The Electoral Commission (EC) on Thursday announced that it has awarded the contract for the construction of the new Production and Disaster Recovery Datacentre to Persol Systems Limited and began processes for construction.
The telecommunication giant, MTN, has also secured the contract to provide network or internet connectivity services to the various district offices of the Commission.
The selection was made following a successful international competitive tender process and subsequent short listing of bidders last year, in compliance with the Public Procurement Act regulations.
Mr Samuel Tettey, a Deputy Chairperson in charge of Operation at the EC, made the disclosure at a briefing of civil society organizations (CSOs) in Accra, to justify EC’s decision to compile new voters’ register and Biometric Voter Management Solution (BVMS) ahead of the December 7 elections.
The meeting provided the opportunity for the Commission to take feedback and inputs from the CSOs, in order to enhance the electoral process.

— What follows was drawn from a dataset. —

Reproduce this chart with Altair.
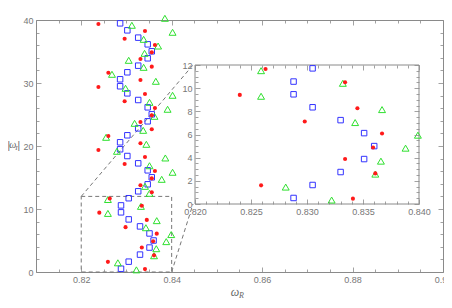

Mr Tettey, in a presentation, said the compilation of a new voter register and acquisition of Biometric Verification Devices (BVDs) would enhance the credibility, integrity and transparency of the December 7 Parliamentary and Presidential elections.
He said based on the assessment conducted by two independent biometric consultants on the current biometric system, it concluded that the current biometric system was obsolete and risky to rely upon for the general elections in view of the 47 per cent failure rate.
Additionally, the EC paid US$400 million to the Vendor, Superlock Technologies Limited (STL) annually for maintenance of the biometric solution, thus, describing it as a drain on the public purse.
He said the EC spent two million Ghana cedis to repair the BVDs before they were deployed for the District Level Elections on December 17, last year.
In view of that, Mr Tettey explained, the EC decided to procure new BVDs and biometric kits that are modern, reliable, robust and affordable for the December 7 elections, to safeguard the integrity and credibility of the elections.
Mr Tettey said due to the format of the old biometric system data, the EC could not migrate all that data into a new system; hence it is prudent to acquire a new biometric solution that could capture the fingerprints and facial images of registrants clearly.
Making a comparison between upgrading the old biometric system and securing a new one, Mr Tettey said the Commission would have to spend US$15 million to purchase a new biometric system, while only six million dollars was required to buy a new one.
Reacting to some misconceptions being peddled by critics of the new biometric voter register, Mr Tettey said it was not the first time a new voter register was being compiled in an election year and cited the year 2004 when a new voter register was compiled before the elections.
On the assertion that ECOWAS protocol prohibited the compilation of a new register in an election year, he said, the protocol rather stated that there should not be any changes to the electoral laws six months to the election.
On the cost of compiling a new register, Mr Tettey argued that the EC spent GHC490 million to conduct the limited registration in 2016 with only 800,000 voters captured, but the Commission would only spend about GHC390 million this time around to register between 13 and 16 million eligible voters.
Mrs Jean Mensa, the Chairperson of the EC, in her welcome remarks, said the Commission conducted a market survey to ascertain the prices of items needed for the registration, in order to ensure value for money as well as judicious use of public resources.
She said the meeting would enable the Commission to consider their feedback and inputs into the electoral process, in order to build a robust and credible electoral system.
Some participants lauded the EC for providing a platform for them to express their views and concerns and urged all stakeholders to support the Commission to compile a new voter register.
Others called for more public sensitisation to explain the rationale for a new voter register.